-- Start COLLECTED MATERIAL --

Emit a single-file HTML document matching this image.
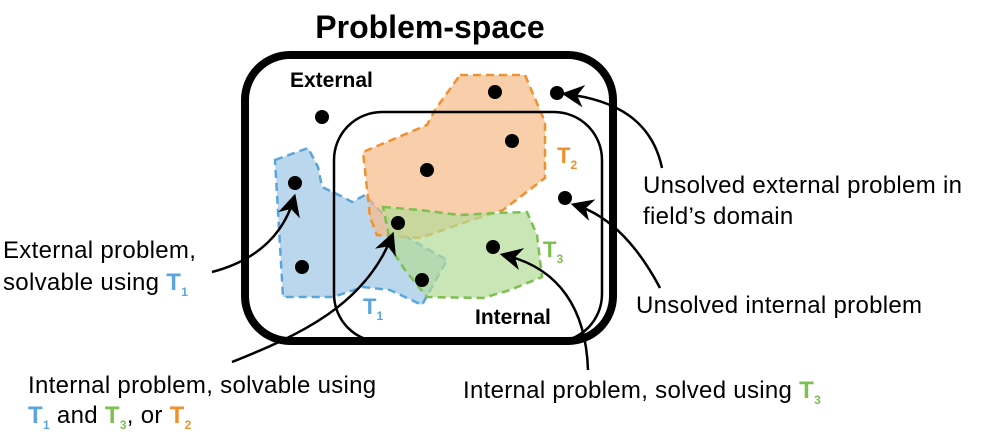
<!DOCTYPE html>
<html><head><meta charset="utf-8"><style>
html,body{margin:0;padding:0;background:#fff;}
svg{display:block;font-family:"Liberation Sans",Arial,sans-serif;}
</style></head><body>
<svg width="1000" height="447" viewBox="0 0 1000 447">
<defs>
<marker id="ah" viewBox="0 0 10 10" refX="8" refY="5" markerWidth="9" markerHeight="9" orient="auto" markerUnits="strokeWidth">
<path d="M0,0 L10,5 L0,10 L3,5 z" fill="#000"/>
</marker>
</defs>
<text x="430" y="38" text-anchor="middle" font-size="32" font-weight="bold">Problem-space</text>

<g>
<polygon points="275,160 308,148 318,167 322,187 343,197 352,202 365,195 403,235 447,260 422,305 390,290 363,287 333,297 283,297" fill="#a9cdea" fill-opacity="0.8" stroke="#5aa5dc" stroke-width="2.5" stroke-dasharray="8,5"/>
<polygon points="460,75 525,75 545,122 545,178 503,210 463,223 420,238 377,235 370,217 363,152 427,125 435,110" fill="#f6b987" fill-opacity="0.7" stroke="#f0912e" stroke-width="2.5" stroke-dasharray="8,5"/>
<polygon points="383,207 420,210 460,215 495,213 527,212 537,235 542,277 510,290 483,298 427,297 405,270 392,250" fill="#b3dc98" fill-opacity="0.7" stroke="#7bc050" stroke-width="2.5" stroke-dasharray="8,5"/>
</g>

<rect x="334" y="112" width="268" height="230" rx="48" fill="none" stroke="#000" stroke-width="2.5"/>
<rect x="245" y="55" width="368" height="286" rx="45" fill="none" stroke="#000" stroke-width="8"/>

<text x="290" y="87" font-size="21" font-weight="bold">External</text>
<text x="475" y="324" font-size="21" font-weight="bold">Internal</text>
<text x="557" y="163" font-size="22" font-weight="bold" fill="#f0912e">T<tspan font-size="12" dy="6">2</tspan></text>
<text x="543" y="257" font-size="22" font-weight="bold" fill="#7bc050">T<tspan font-size="12" dy="6">3</tspan></text>
<text x="363" y="314" font-size="22" font-weight="bold" fill="#5aa5dc">T<tspan font-size="12" dy="6">1</tspan></text>

<g id="dots"></g>

<g fill="none" stroke="#000" stroke-width="2.5">
<path d="M212,272 C250,262 282,240 294,198" marker-end="url(#ah)"/>
<path d="M232,362 C300,335 365,305 392,236" marker-end="url(#ah)"/>
<path d="M662,168 C652,120 615,100 566,94" marker-end="url(#ah)"/>
<path d="M660,288 C640,250 612,216 575,205" marker-end="url(#ah)"/>
<path d="M588,370 C586,310 560,268 504,255" marker-end="url(#ah)"/>
</g>

<g font-size="24" letter-spacing="0.3">
<text x="3" y="258">External problem,</text>
<text x="3" y="290">solvable using <tspan fill="#5aa5dc" font-weight="bold">T<tspan font-size="12" dy="6">1</tspan></tspan></text>
<text x="28" y="393">Internal problem, solvable using</text>
<text x="28" y="423"><tspan fill="#5aa5dc" font-weight="bold">T<tspan font-size="12" dy="6">1</tspan></tspan><tspan dy="-6"> and </tspan><tspan fill="#7bc050" font-weight="bold">T<tspan font-size="12" dy="6">3</tspan></tspan><tspan dy="-6">, or </tspan><tspan fill="#f0912e" font-weight="bold">T<tspan font-size="12" dy="6">2</tspan></tspan></text>
<text x="643" y="193">Unsolved external problem in</text>
<text x="643" y="224">field’s domain</text>
<text x="636" y="313">Unsolved internal problem</text>
<text x="463" y="398">Internal problem, solved using <tspan fill="#7bc050" font-weight="bold">T<tspan font-size="12" dy="6">3</tspan></tspan></text>
</g>
</svg>
<script>
const dotX = [322, 495, 557, 512, 427, 295, 398, 565, 493, 302, 422];
const dotY = [117, 92, 93, 141, 170, 183, 223, 198, 247, 267, 280];
const g = document.getElementById('dots');
for (let i = 0; i < dotX.length; i++) {
  const c = document.createElementNS('http://www.w3.org/2000/svg', 'circle');
  c.setAttribute('cx', dotX[i]);
  c.setAttribute('cy', dotY[i]);
  c.setAttribute('r', 7);
  c.setAttribute('fill', '#000');
  
  
  g.appendChild(c);
}
</script>
</body></html>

-- End COLLECTED MATERIAL --

__WHAT YOU HAVE TO DO__: Write out again every line above exactly as given; the pictures do not belong in the copy.

__EXERCISE SOLUTION__:
Emit a single-file HTML document matching this image.
<!DOCTYPE html>
<html><head><meta charset="utf-8"><style>
html,body{margin:0;padding:0;background:#fff;}
svg{display:block;font-family:"Liberation Sans",Arial,sans-serif;}
</style></head><body>
<svg width="1000" height="447" viewBox="0 0 1000 447">
<defs>
<marker id="ah" viewBox="0 0 10 10" refX="8" refY="5" markerWidth="9" markerHeight="9" orient="auto" markerUnits="strokeWidth">
<path d="M0,0 L10,5 L0,10 L3,5 z" fill="#000"/>
</marker>
</defs>
<text x="430" y="38" text-anchor="middle" font-size="32" font-weight="bold">Problem-space</text>

<g>
<polygon points="275,160 308,148 318,167 322,187 343,197 352,202 365,195 403,235 447,260 422,305 390,290 363,287 333,297 283,297" fill="#a9cdea" fill-opacity="0.8" stroke="#5aa5dc" stroke-width="2.5" stroke-dasharray="8,5"/>
<polygon points="460,75 525,75 545,122 545,178 503,210 463,223 420,238 377,235 370,217 363,152 427,125 435,110" fill="#f6b987" fill-opacity="0.7" stroke="#f0912e" stroke-width="2.5" stroke-dasharray="8,5"/>
<polygon points="383,207 420,210 460,215 495,213 527,212 537,235 542,277 510,290 483,298 427,297 405,270 392,250" fill="#b3dc98" fill-opacity="0.7" stroke="#7bc050" stroke-width="2.5" stroke-dasharray="8,5"/>
</g>

<rect x="334" y="112" width="268" height="230" rx="48" fill="none" stroke="#000" stroke-width="2.5"/>
<rect x="245" y="55" width="368" height="286" rx="45" fill="none" stroke="#000" stroke-width="8"/>

<text x="290" y="87" font-size="21" font-weight="bold">External</text>
<text x="475" y="324" font-size="21" font-weight="bold">Internal</text>
<text x="557" y="163" font-size="22" font-weight="bold" fill="#f0912e">T<tspan font-size="12" dy="6">2</tspan></text>
<text x="543" y="257" font-size="22" font-weight="bold" fill="#7bc050">T<tspan font-size="12" dy="6">3</tspan></text>
<text x="363" y="314" font-size="22" font-weight="bold" fill="#5aa5dc">T<tspan font-size="12" dy="6">1</tspan></text>

<g id="dots"></g>

<g fill="none" stroke="#000" stroke-width="2.5">
<path d="M212,272 C250,262 282,240 294,198" marker-end="url(#ah)"/>
<path d="M232,362 C300,335 365,305 392,236" marker-end="url(#ah)"/>
<path d="M662,168 C652,120 615,100 566,94" marker-end="url(#ah)"/>
<path d="M660,288 C640,250 612,216 575,205" marker-end="url(#ah)"/>
<path d="M588,370 C586,310 560,268 504,255" marker-end="url(#ah)"/>
</g>

<g font-size="24" letter-spacing="0.3">
<text x="3" y="258">External problem,</text>
<text x="3" y="290">solvable using <tspan fill="#5aa5dc" font-weight="bold">T<tspan font-size="12" dy="6">1</tspan></tspan></text>
<text x="28" y="393">Internal problem, solvable using</text>
<text x="28" y="423"><tspan fill="#5aa5dc" font-weight="bold">T<tspan font-size="12" dy="6">1</tspan></tspan><tspan dy="-6"> and </tspan><tspan fill="#7bc050" font-weight="bold">T<tspan font-size="12" dy="6">3</tspan></tspan><tspan dy="-6">, or </tspan><tspan fill="#f0912e" font-weight="bold">T<tspan font-size="12" dy="6">2</tspan></tspan></text>
<text x="643" y="193">Unsolved external problem in</text>
<text x="643" y="224">field’s domain</text>
<text x="636" y="313">Unsolved internal problem</text>
<text x="463" y="398">Internal problem, solved using <tspan fill="#7bc050" font-weight="bold">T<tspan font-size="12" dy="6">3</tspan></tspan></text>
</g>
</svg>
<script>
const dotX = [322, 495, 557, 512, 427, 295, 398, 565, 493, 302, 422];
const dotY = [117, 92, 93, 141, 170, 183, 223, 198, 247, 267, 280];
const g = document.getElementById('dots');
for (let i = 0; i < dotX.length; i++) {
  const c = document.createElementNS('http://www.w3.org/2000/svg', 'circle');
  c.setAttribute('cx', dotX[i]);
  c.setAttribute('cy', dotY[i]);
  c.setAttribute('r', 7);
  c.setAttribute('fill', '#000');
  
  
  g.appendChild(c);
}
</script>
</body></html>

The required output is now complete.